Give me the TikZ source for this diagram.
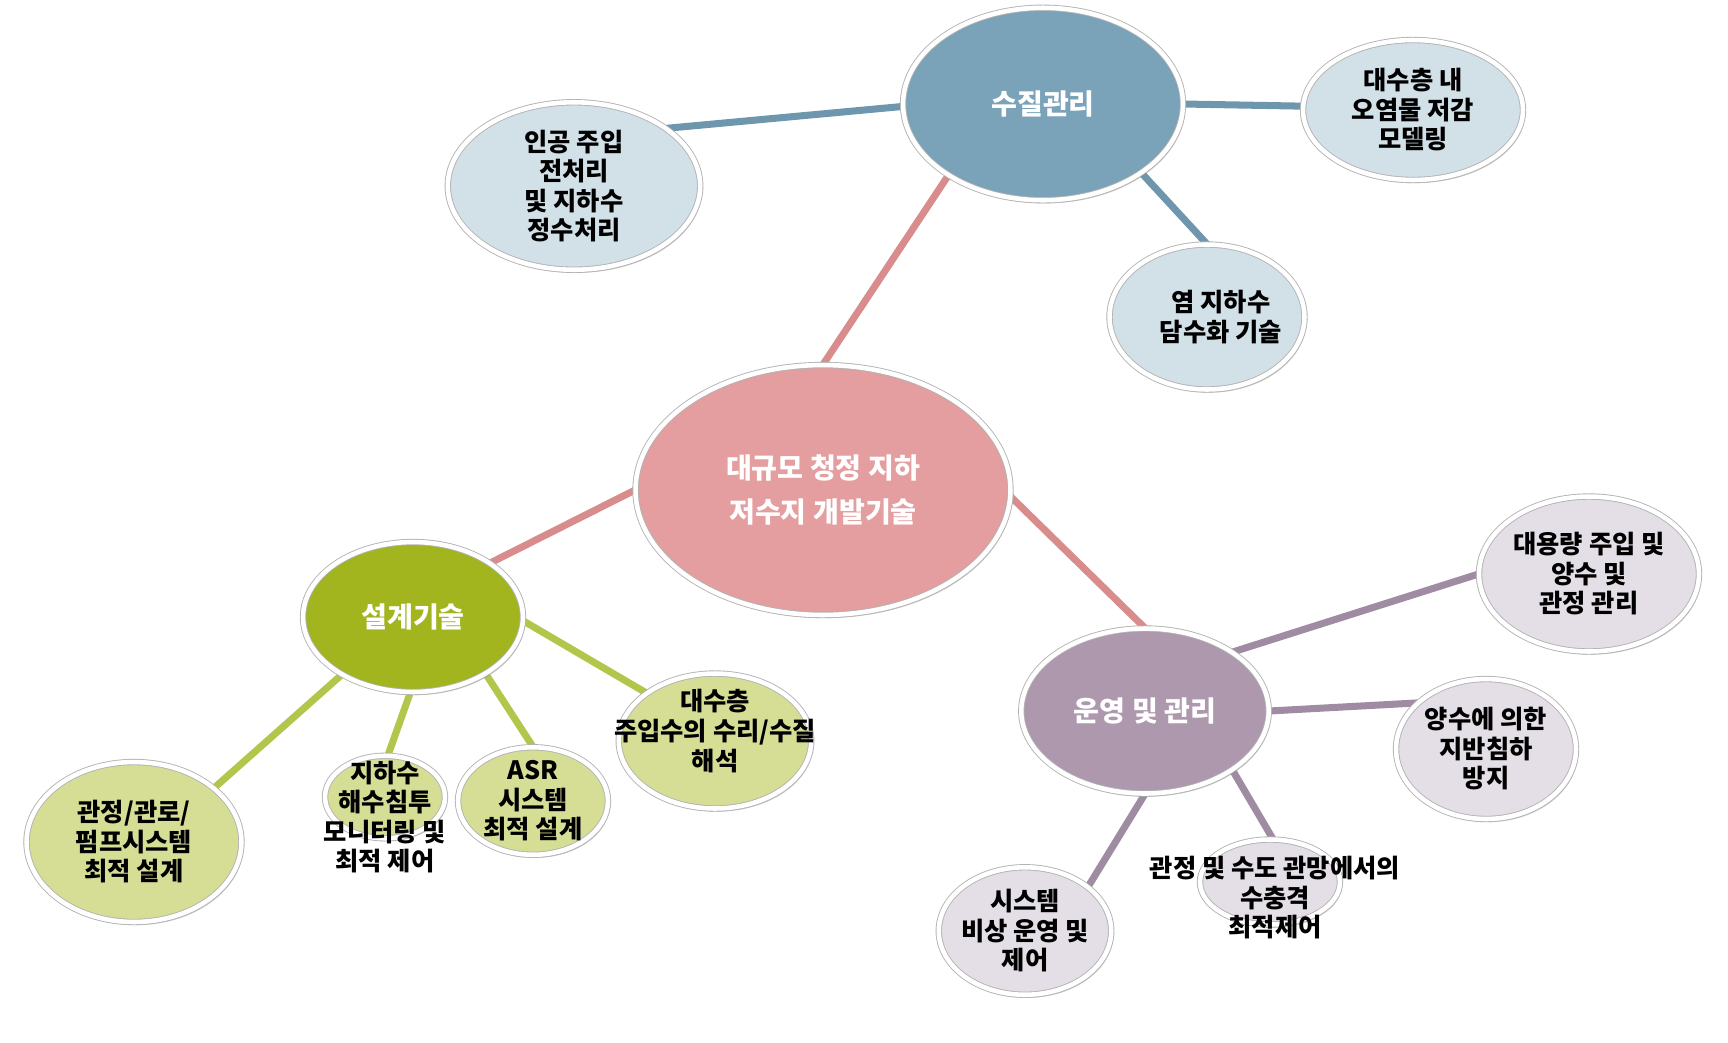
\documentclass[tikz,border=0pt]{standalone}
\usepackage{fontspec}
\setmainfont{Noto Sans CJK KR}
\usetikzlibrary{shapes.geometric,shadows,backgrounds}
\definecolor{hubfill}{RGB}{228,158,159}
\definecolor{waterfill}{RGB}{122,162,184}
\definecolor{designfill}{RGB}{162,181,31}
\definecolor{operfill}{RGB}{173,152,174}
\definecolor{waterkid}{RGB}{210,224,232}
\definecolor{designkid}{RGB}{214,222,150}
\definecolor{operkid}{RGB}{228,222,230}
\definecolor{hubline}{RGB}{217,140,140}
\definecolor{waterline}{RGB}{110,150,172}
\definecolor{designline}{RGB}{178,198,76}
\definecolor{operline}{RGB}{160,140,162}
\tikzset{
	bubble/.style={ellipse, draw=black!30, line width=.5pt, double=white, double distance=2.6pt, inner sep=0pt,
		drop shadow={shadow xshift=1.2pt, shadow yshift=-1.8pt, opacity=.35}},
	maintxt/.style={align=center, text=white, font=\fontsize{16}{25}\selectfont\bfseries},
	kidtxt/.style={align=center, text=black, font=\fontsize{14.4}{16.8}\selectfont\bfseries},
	link/.style={line width=4pt}
}
\begin{document}
\begin{tikzpicture}[x=0.02cm, y=-0.02cm]
		\useasboundingbox (0, 0) rectangle (1728, 1042);
		\node[bubble, fill=hubfill, minimum width=7.5cm, minimum height=5cm,
			label={[maintxt]center:대규모 청정 지하\\저수지 개발기술}] (hub) at (823, 490) {};
		\node[bubble, fill=waterfill, minimum width=5.6cm, minimum height=3.85cm,
			label={[maintxt]center:수질관리}] (water) at (1043, 104) {};
		\node[bubble, fill=designfill, minimum width=4.4cm, minimum height=3cm,
			label={[maintxt]center:설계기술}] (design) at (413, 617) {};
		\node[bubble, fill=operfill, minimum width=4.95cm, minimum height=3.3cm,
			label={[maintxt]center:운영 및 관리}] (operate) at (1145, 711) {};
		\node[bubble, fill=waterkid, minimum width=5.05cm, minimum height=3.35cm,
			label={[kidtxt]center:인공 주입\\전처리\\및 지하수\\정수처리}] (inject) at (574, 186) {};
		\node[bubble, fill=waterkid, minimum width=4.4cm, minimum height=2.8cm,
			label={[kidtxt]center:대수층 내\\오염물 저감\\모델링}] (contam) at (1413, 110) {};
		\node[bubble, fill=waterkid, minimum width=3.9cm, minimum height=2.9cm,
			label={[kidtxt, xshift=.28cm]center:염 지하수\\담수화 기술}] (desal) at (1207, 317) {};
		\node[bubble, fill=designkid, minimum width=4.3cm, minimum height=3.2cm,
			label={[kidtxt]center:관정/관로/\\펌프시스템\\최적 설계}] (well) at (134, 842) {};
		\node[bubble, fill=designkid, minimum width=2.4cm, minimum height=1.65cm,
			label={[kidtxt, yshift=-.4cm]center:지하수\\해수침투\\모니터링 및\\최적 제어}] (seawater) at (385, 797) {};
		\node[bubble, fill=designkid, minimum width=3cm, minimum height=2.15cm,
			label={[kidtxt]center:ASR\\시스템\\최적 설계}] (asr) at (533, 801) {};
		\node[bubble, fill=designkid, minimum width=3.85cm, minimum height=2.7cm,
			label={[kidtxt, yshift=.2cm]center:대수층\\주입수의 수리/수질\\해석}] (aquifer) at (715, 741) {};
		\node[bubble, fill=operkid, minimum width=4.4cm, minimum height=3.1cm,
			label={[kidtxt]center:대용량 주입 및\\양수 및\\관정 관리}] (bulk) at (1589, 574) {};
		\node[bubble, fill=operkid, minimum width=3.6cm, minimum height=2.8cm,
			label={[kidtxt]center:양수에 의한\\지반침하\\방지}] (subsid) at (1486, 749) {};
		\node[bubble, fill=operkid, minimum width=3.45cm, minimum height=2.55cm,
			label={[kidtxt]center:시스템\\비상 운영 및\\제어}] (emerg) at (1025, 931) {};
		\node[bubble, fill=operkid, minimum width=2.8cm, minimum height=1.7cm,
			label={[kidtxt, xshift=.1cm, yshift=-.32cm]center:관정 및 수도 관망에서의\\수충격\\최적제어}] (hammer) at (1270, 882) {};
		\begin{scope}[on background layer]
		\draw[link, hubline] (hub.90)--(water.217);
		\draw[link, hubline] (hub.180)--(design.35);
		\draw[link, hubline] (hub.-2)--(operate.90);
		\draw[link, waterline] (water.181)--(inject.32);
		\draw[link, waterline] (water.0)--(contam.178);
		\draw[link, waterline] (water.-35)--(desal.90);
		\draw[link, designline] (design.219)--(well.34);
		\draw[link, designline] (design.-92)--(seawater.86);
		\draw[link, designline] (design.-38)--(asr.90);
		\draw[link, designline] (design.-2)--(aquifer.145);
		\draw[link, operline] (operate.34)--(bulk.180);
		\draw[link, operline] (operate.0)--(subsid.146);
		\draw[link, operline] (operate.-90)--(emerg.35);
		\draw[link, operline] (operate.-34)--(hammer.86);
		\end{scope}
		\end{tikzpicture}
\end{document}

+ + + + + + +

### Instructions for the task
Give all the lines above again, character for character, without pictures.

### Task solution
Give me the TikZ source for this diagram.
\documentclass[tikz,border=0pt]{standalone}
\usepackage{fontspec}
\setmainfont{Noto Sans CJK KR}
\usetikzlibrary{shapes.geometric,shadows,backgrounds}
\definecolor{hubfill}{RGB}{228,158,159}
\definecolor{waterfill}{RGB}{122,162,184}
\definecolor{designfill}{RGB}{162,181,31}
\definecolor{operfill}{RGB}{173,152,174}
\definecolor{waterkid}{RGB}{210,224,232}
\definecolor{designkid}{RGB}{214,222,150}
\definecolor{operkid}{RGB}{228,222,230}
\definecolor{hubline}{RGB}{217,140,140}
\definecolor{waterline}{RGB}{110,150,172}
\definecolor{designline}{RGB}{178,198,76}
\definecolor{operline}{RGB}{160,140,162}
\tikzset{
	bubble/.style={ellipse, draw=black!30, line width=.5pt, double=white, double distance=2.6pt, inner sep=0pt,
		drop shadow={shadow xshift=1.2pt, shadow yshift=-1.8pt, opacity=.35}},
	maintxt/.style={align=center, text=white, font=\fontsize{16}{25}\selectfont\bfseries},
	kidtxt/.style={align=center, text=black, font=\fontsize{14.4}{16.8}\selectfont\bfseries},
	link/.style={line width=4pt}
}
\begin{document}
\begin{tikzpicture}[x=0.02cm, y=-0.02cm]
		\useasboundingbox (0, 0) rectangle (1728, 1042);
		\node[bubble, fill=hubfill, minimum width=7.5cm, minimum height=5cm,
			label={[maintxt]center:대규모 청정 지하\\저수지 개발기술}] (hub) at (823, 490) {};
		\node[bubble, fill=waterfill, minimum width=5.6cm, minimum height=3.85cm,
			label={[maintxt]center:수질관리}] (water) at (1043, 104) {};
		\node[bubble, fill=designfill, minimum width=4.4cm, minimum height=3cm,
			label={[maintxt]center:설계기술}] (design) at (413, 617) {};
		\node[bubble, fill=operfill, minimum width=4.95cm, minimum height=3.3cm,
			label={[maintxt]center:운영 및 관리}] (operate) at (1145, 711) {};
		\node[bubble, fill=waterkid, minimum width=5.05cm, minimum height=3.35cm,
			label={[kidtxt]center:인공 주입\\전처리\\및 지하수\\정수처리}] (inject) at (574, 186) {};
		\node[bubble, fill=waterkid, minimum width=4.4cm, minimum height=2.8cm,
			label={[kidtxt]center:대수층 내\\오염물 저감\\모델링}] (contam) at (1413, 110) {};
		\node[bubble, fill=waterkid, minimum width=3.9cm, minimum height=2.9cm,
			label={[kidtxt, xshift=.28cm]center:염 지하수\\담수화 기술}] (desal) at (1207, 317) {};
		\node[bubble, fill=designkid, minimum width=4.3cm, minimum height=3.2cm,
			label={[kidtxt]center:관정/관로/\\펌프시스템\\최적 설계}] (well) at (134, 842) {};
		\node[bubble, fill=designkid, minimum width=2.4cm, minimum height=1.65cm,
			label={[kidtxt, yshift=-.4cm]center:지하수\\해수침투\\모니터링 및\\최적 제어}] (seawater) at (385, 797) {};
		\node[bubble, fill=designkid, minimum width=3cm, minimum height=2.15cm,
			label={[kidtxt]center:ASR\\시스템\\최적 설계}] (asr) at (533, 801) {};
		\node[bubble, fill=designkid, minimum width=3.85cm, minimum height=2.7cm,
			label={[kidtxt, yshift=.2cm]center:대수층\\주입수의 수리/수질\\해석}] (aquifer) at (715, 741) {};
		\node[bubble, fill=operkid, minimum width=4.4cm, minimum height=3.1cm,
			label={[kidtxt]center:대용량 주입 및\\양수 및\\관정 관리}] (bulk) at (1589, 574) {};
		\node[bubble, fill=operkid, minimum width=3.6cm, minimum height=2.8cm,
			label={[kidtxt]center:양수에 의한\\지반침하\\방지}] (subsid) at (1486, 749) {};
		\node[bubble, fill=operkid, minimum width=3.45cm, minimum height=2.55cm,
			label={[kidtxt]center:시스템\\비상 운영 및\\제어}] (emerg) at (1025, 931) {};
		\node[bubble, fill=operkid, minimum width=2.8cm, minimum height=1.7cm,
			label={[kidtxt, xshift=.1cm, yshift=-.32cm]center:관정 및 수도 관망에서의\\수충격\\최적제어}] (hammer) at (1270, 882) {};
		\begin{scope}[on background layer]
		\draw[link, hubline] (hub.90)--(water.217);
		\draw[link, hubline] (hub.180)--(design.35);
		\draw[link, hubline] (hub.-2)--(operate.90);
		\draw[link, waterline] (water.181)--(inject.32);
		\draw[link, waterline] (water.0)--(contam.178);
		\draw[link, waterline] (water.-35)--(desal.90);
		\draw[link, designline] (design.219)--(well.34);
		\draw[link, designline] (design.-92)--(seawater.86);
		\draw[link, designline] (design.-38)--(asr.90);
		\draw[link, designline] (design.-2)--(aquifer.145);
		\draw[link, operline] (operate.34)--(bulk.180);
		\draw[link, operline] (operate.0)--(subsid.146);
		\draw[link, operline] (operate.-90)--(emerg.35);
		\draw[link, operline] (operate.-34)--(hammer.86);
		\end{scope}
		\end{tikzpicture}
\end{document}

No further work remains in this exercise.